_MATERIAL FOR THIS EXERCISE:_

==================================================

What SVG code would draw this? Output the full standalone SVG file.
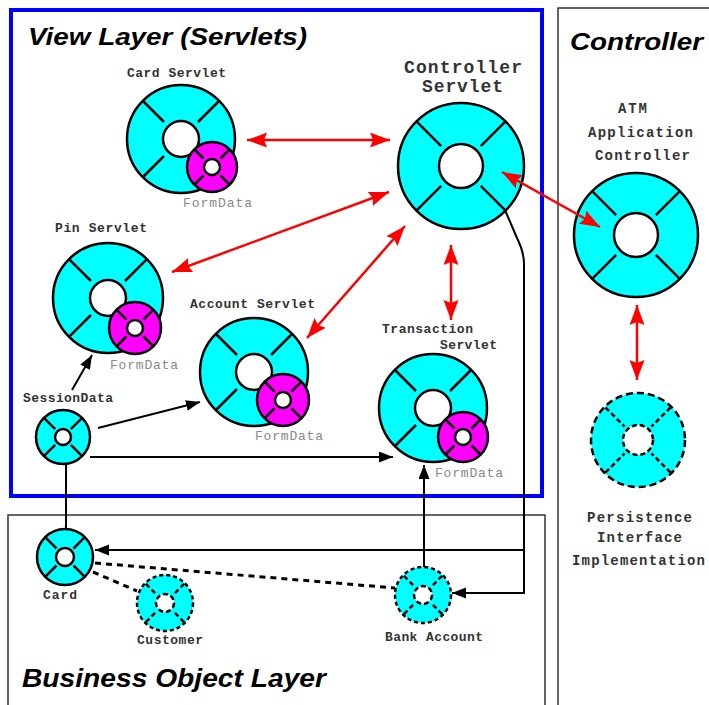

==================================================

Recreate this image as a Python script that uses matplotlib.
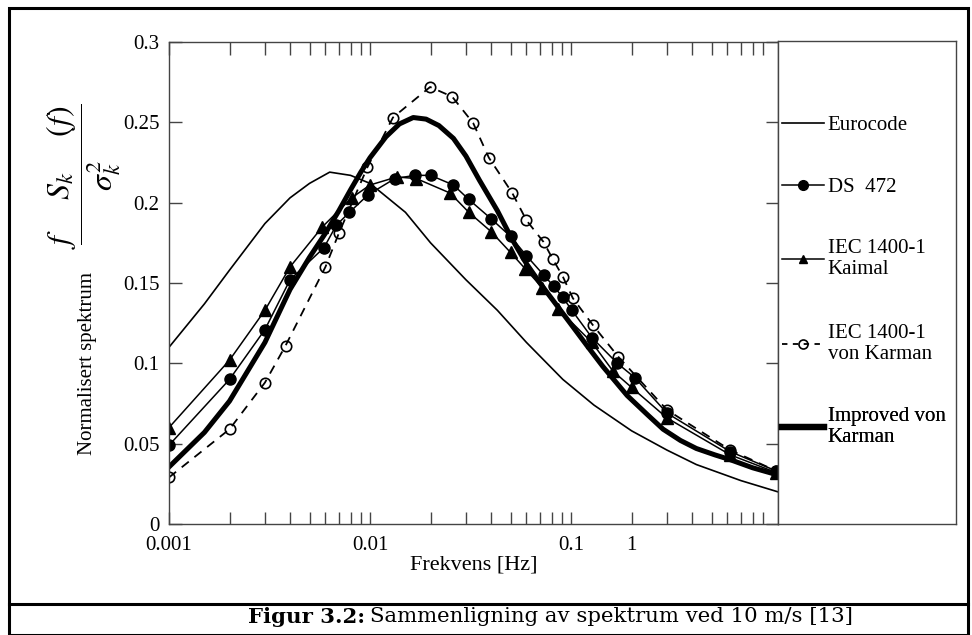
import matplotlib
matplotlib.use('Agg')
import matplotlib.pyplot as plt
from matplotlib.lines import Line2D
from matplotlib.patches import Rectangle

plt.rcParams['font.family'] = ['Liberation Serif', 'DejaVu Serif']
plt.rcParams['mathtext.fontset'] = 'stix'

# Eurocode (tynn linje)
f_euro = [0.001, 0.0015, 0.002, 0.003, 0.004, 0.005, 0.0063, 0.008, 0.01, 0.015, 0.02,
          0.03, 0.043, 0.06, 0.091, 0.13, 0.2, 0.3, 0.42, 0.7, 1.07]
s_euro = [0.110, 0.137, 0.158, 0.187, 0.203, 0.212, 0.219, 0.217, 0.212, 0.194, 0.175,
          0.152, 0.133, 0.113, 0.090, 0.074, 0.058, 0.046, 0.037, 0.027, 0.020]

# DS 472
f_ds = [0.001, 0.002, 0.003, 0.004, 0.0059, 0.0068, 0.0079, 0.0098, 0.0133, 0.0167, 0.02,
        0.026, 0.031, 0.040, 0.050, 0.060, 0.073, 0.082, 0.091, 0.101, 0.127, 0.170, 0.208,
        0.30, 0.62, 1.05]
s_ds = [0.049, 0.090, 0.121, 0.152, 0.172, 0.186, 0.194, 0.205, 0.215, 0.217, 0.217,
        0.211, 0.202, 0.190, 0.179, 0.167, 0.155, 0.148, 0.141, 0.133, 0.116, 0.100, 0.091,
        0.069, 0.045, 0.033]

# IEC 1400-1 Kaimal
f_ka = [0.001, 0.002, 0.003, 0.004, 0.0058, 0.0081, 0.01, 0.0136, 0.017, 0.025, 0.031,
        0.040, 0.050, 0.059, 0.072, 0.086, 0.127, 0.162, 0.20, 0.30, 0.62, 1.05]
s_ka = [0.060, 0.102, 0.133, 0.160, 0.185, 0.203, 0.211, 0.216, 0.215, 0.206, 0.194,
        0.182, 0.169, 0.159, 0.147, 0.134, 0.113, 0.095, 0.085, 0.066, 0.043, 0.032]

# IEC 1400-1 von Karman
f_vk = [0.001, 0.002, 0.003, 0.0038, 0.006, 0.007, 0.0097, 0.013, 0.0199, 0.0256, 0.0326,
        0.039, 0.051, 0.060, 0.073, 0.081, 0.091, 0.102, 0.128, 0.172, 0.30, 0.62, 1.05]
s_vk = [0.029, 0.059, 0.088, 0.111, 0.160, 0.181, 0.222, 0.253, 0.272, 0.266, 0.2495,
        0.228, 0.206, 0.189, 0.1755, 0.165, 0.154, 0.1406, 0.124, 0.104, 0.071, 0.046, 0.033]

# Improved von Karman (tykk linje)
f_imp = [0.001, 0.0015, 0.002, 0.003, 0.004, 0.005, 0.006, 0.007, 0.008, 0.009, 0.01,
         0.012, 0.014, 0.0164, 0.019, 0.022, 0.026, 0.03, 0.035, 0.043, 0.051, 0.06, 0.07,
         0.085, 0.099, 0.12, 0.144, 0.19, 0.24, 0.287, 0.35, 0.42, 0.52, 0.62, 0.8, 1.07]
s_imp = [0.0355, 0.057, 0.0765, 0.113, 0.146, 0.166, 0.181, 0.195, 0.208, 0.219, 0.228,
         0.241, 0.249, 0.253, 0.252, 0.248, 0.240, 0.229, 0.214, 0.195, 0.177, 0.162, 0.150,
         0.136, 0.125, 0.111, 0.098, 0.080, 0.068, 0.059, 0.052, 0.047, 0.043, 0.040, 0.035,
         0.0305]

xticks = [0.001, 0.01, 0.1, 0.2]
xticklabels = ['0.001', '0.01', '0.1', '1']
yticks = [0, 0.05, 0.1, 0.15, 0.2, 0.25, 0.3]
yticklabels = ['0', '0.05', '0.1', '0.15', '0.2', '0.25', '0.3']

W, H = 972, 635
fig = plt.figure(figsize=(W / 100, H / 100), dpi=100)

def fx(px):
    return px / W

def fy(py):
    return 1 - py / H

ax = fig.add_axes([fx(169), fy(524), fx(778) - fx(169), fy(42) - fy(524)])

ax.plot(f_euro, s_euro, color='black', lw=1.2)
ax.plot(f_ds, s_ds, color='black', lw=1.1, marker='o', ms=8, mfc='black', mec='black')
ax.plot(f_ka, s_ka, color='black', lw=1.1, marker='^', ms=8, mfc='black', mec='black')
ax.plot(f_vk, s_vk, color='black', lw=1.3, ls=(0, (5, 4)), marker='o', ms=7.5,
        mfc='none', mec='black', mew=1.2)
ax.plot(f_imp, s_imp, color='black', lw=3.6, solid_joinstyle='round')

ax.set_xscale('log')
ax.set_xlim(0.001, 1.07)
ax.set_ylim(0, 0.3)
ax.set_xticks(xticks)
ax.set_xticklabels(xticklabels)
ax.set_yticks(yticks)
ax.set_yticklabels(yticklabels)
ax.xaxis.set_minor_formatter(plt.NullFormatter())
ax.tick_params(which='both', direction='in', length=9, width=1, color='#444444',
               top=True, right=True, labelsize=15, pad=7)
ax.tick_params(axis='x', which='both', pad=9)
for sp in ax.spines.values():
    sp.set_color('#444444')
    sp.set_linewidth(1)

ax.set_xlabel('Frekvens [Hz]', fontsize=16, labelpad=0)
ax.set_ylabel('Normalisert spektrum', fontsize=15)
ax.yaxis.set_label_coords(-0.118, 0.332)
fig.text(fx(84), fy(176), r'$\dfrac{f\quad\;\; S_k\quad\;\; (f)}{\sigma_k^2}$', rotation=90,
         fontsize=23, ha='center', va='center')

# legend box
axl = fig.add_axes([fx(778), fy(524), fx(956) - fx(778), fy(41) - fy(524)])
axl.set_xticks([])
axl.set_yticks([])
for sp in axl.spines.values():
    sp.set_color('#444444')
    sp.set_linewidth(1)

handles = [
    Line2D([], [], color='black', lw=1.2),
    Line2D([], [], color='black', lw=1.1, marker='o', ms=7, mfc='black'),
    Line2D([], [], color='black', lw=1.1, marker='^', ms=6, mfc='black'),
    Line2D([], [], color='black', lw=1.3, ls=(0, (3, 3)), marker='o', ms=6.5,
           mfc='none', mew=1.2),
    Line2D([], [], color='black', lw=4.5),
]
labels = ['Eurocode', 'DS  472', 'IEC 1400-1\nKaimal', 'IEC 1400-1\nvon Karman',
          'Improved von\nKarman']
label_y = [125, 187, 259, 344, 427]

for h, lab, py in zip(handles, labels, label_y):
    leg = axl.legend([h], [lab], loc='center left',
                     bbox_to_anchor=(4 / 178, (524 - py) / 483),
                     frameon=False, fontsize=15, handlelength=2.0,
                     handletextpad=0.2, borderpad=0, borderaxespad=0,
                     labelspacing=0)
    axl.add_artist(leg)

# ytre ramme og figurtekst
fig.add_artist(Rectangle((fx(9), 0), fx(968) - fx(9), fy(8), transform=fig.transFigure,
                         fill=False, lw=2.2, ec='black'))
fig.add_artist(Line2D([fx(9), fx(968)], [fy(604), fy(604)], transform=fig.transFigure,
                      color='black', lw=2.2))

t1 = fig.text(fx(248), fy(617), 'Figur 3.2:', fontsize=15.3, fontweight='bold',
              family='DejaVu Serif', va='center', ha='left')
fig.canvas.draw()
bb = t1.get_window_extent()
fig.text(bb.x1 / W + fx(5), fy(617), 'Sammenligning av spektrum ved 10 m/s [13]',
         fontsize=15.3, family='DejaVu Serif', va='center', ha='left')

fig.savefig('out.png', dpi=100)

==================================================

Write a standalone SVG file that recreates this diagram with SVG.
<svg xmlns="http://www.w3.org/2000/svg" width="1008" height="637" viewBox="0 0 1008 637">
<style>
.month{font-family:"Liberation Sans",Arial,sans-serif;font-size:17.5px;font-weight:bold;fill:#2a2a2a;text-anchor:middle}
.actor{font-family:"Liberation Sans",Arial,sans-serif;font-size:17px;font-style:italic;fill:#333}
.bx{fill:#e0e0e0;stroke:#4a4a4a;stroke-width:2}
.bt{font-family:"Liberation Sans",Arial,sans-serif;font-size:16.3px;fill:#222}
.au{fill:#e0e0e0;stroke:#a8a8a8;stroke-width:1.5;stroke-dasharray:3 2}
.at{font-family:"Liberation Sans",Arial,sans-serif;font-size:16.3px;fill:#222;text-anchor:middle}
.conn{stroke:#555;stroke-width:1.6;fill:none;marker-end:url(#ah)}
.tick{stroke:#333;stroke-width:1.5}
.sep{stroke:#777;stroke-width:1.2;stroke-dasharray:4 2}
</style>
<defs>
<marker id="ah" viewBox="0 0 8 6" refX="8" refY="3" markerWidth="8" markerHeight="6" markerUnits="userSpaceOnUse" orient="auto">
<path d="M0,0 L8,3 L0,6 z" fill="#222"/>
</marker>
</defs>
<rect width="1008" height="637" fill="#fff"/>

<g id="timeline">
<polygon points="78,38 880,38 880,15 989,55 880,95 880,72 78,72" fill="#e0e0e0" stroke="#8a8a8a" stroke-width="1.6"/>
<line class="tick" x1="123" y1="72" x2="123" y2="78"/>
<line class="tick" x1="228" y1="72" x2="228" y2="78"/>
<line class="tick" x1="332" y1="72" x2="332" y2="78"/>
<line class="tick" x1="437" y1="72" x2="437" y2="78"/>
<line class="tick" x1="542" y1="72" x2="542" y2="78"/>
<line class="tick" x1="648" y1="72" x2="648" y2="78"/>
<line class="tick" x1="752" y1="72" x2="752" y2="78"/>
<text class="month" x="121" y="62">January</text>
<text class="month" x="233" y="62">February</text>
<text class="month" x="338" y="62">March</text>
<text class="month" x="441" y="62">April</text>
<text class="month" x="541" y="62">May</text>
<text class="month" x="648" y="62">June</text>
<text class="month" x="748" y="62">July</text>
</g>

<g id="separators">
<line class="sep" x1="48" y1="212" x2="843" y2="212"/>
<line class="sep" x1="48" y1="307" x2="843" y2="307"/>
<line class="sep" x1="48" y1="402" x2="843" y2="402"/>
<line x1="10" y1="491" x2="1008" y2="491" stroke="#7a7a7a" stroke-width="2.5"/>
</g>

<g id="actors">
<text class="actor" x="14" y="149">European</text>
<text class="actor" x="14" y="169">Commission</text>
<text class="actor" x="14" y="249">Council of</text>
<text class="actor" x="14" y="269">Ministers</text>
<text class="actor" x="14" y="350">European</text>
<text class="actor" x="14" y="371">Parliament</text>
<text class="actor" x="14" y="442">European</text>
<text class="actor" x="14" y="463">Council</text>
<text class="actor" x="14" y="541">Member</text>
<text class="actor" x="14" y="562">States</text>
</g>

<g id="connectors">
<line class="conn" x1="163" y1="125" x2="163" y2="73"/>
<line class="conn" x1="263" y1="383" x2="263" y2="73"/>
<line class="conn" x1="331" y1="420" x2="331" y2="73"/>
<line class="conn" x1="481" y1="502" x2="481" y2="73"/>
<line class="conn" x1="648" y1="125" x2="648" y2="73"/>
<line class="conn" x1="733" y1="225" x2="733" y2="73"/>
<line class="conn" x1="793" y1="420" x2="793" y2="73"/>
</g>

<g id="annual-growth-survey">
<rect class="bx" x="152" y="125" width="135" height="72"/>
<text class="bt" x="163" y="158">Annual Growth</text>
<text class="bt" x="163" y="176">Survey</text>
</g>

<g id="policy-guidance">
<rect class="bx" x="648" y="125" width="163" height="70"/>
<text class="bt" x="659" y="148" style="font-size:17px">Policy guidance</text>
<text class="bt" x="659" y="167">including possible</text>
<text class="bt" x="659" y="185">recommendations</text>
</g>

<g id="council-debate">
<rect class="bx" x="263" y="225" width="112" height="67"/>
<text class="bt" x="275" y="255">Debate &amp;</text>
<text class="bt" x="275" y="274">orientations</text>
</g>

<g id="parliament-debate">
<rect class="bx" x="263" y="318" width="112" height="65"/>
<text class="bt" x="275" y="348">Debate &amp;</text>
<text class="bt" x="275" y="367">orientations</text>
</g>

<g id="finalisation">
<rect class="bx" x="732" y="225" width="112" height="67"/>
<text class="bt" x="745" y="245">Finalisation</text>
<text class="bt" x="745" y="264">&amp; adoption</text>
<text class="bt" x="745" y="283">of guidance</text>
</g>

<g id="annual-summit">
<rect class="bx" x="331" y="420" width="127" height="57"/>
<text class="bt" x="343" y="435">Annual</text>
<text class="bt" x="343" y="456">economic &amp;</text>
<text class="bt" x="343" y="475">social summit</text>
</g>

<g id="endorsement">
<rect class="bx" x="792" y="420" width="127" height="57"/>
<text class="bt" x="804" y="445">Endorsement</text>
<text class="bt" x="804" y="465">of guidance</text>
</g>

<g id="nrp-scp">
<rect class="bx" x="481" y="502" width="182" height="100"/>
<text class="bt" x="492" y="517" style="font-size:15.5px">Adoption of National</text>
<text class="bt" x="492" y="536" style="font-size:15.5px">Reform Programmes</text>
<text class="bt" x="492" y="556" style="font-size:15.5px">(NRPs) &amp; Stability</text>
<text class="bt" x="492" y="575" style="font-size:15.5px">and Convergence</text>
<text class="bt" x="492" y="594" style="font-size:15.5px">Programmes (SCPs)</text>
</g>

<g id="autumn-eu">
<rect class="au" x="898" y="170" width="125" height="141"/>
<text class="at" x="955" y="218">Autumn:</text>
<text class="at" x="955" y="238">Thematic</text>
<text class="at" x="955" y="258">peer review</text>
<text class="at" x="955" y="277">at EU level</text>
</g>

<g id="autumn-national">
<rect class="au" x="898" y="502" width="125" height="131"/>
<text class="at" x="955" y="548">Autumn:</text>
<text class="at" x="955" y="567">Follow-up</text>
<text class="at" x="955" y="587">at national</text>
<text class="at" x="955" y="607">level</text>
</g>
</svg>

==================================================

_STATED PROBLEM:_
Retype the section that opens with the line holding "Recreate this image" and closes with the line holding "0.066, 0.043, 0.032]", exactly as it reads, without any pictures.

_THE RESULT:_
Recreate this image as a Python script that uses matplotlib.
import matplotlib
matplotlib.use('Agg')
import matplotlib.pyplot as plt
from matplotlib.lines import Line2D
from matplotlib.patches import Rectangle

plt.rcParams['font.family'] = ['Liberation Serif', 'DejaVu Serif']
plt.rcParams['mathtext.fontset'] = 'stix'

# Eurocode (tynn linje)
f_euro = [0.001, 0.0015, 0.002, 0.003, 0.004, 0.005, 0.0063, 0.008, 0.01, 0.015, 0.02,
          0.03, 0.043, 0.06, 0.091, 0.13, 0.2, 0.3, 0.42, 0.7, 1.07]
s_euro = [0.110, 0.137, 0.158, 0.187, 0.203, 0.212, 0.219, 0.217, 0.212, 0.194, 0.175,
          0.152, 0.133, 0.113, 0.090, 0.074, 0.058, 0.046, 0.037, 0.027, 0.020]

# DS 472
f_ds = [0.001, 0.002, 0.003, 0.004, 0.0059, 0.0068, 0.0079, 0.0098, 0.0133, 0.0167, 0.02,
        0.026, 0.031, 0.040, 0.050, 0.060, 0.073, 0.082, 0.091, 0.101, 0.127, 0.170, 0.208,
        0.30, 0.62, 1.05]
s_ds = [0.049, 0.090, 0.121, 0.152, 0.172, 0.186, 0.194, 0.205, 0.215, 0.217, 0.217,
        0.211, 0.202, 0.190, 0.179, 0.167, 0.155, 0.148, 0.141, 0.133, 0.116, 0.100, 0.091,
        0.069, 0.045, 0.033]

# IEC 1400-1 Kaimal
f_ka = [0.001, 0.002, 0.003, 0.004, 0.0058, 0.0081, 0.01, 0.0136, 0.017, 0.025, 0.031,
        0.040, 0.050, 0.059, 0.072, 0.086, 0.127, 0.162, 0.20, 0.30, 0.62, 1.05]
s_ka = [0.060, 0.102, 0.133, 0.160, 0.185, 0.203, 0.211, 0.216, 0.215, 0.206, 0.194,
        0.182, 0.169, 0.159, 0.147, 0.134, 0.113, 0.095, 0.085, 0.066, 0.043, 0.032]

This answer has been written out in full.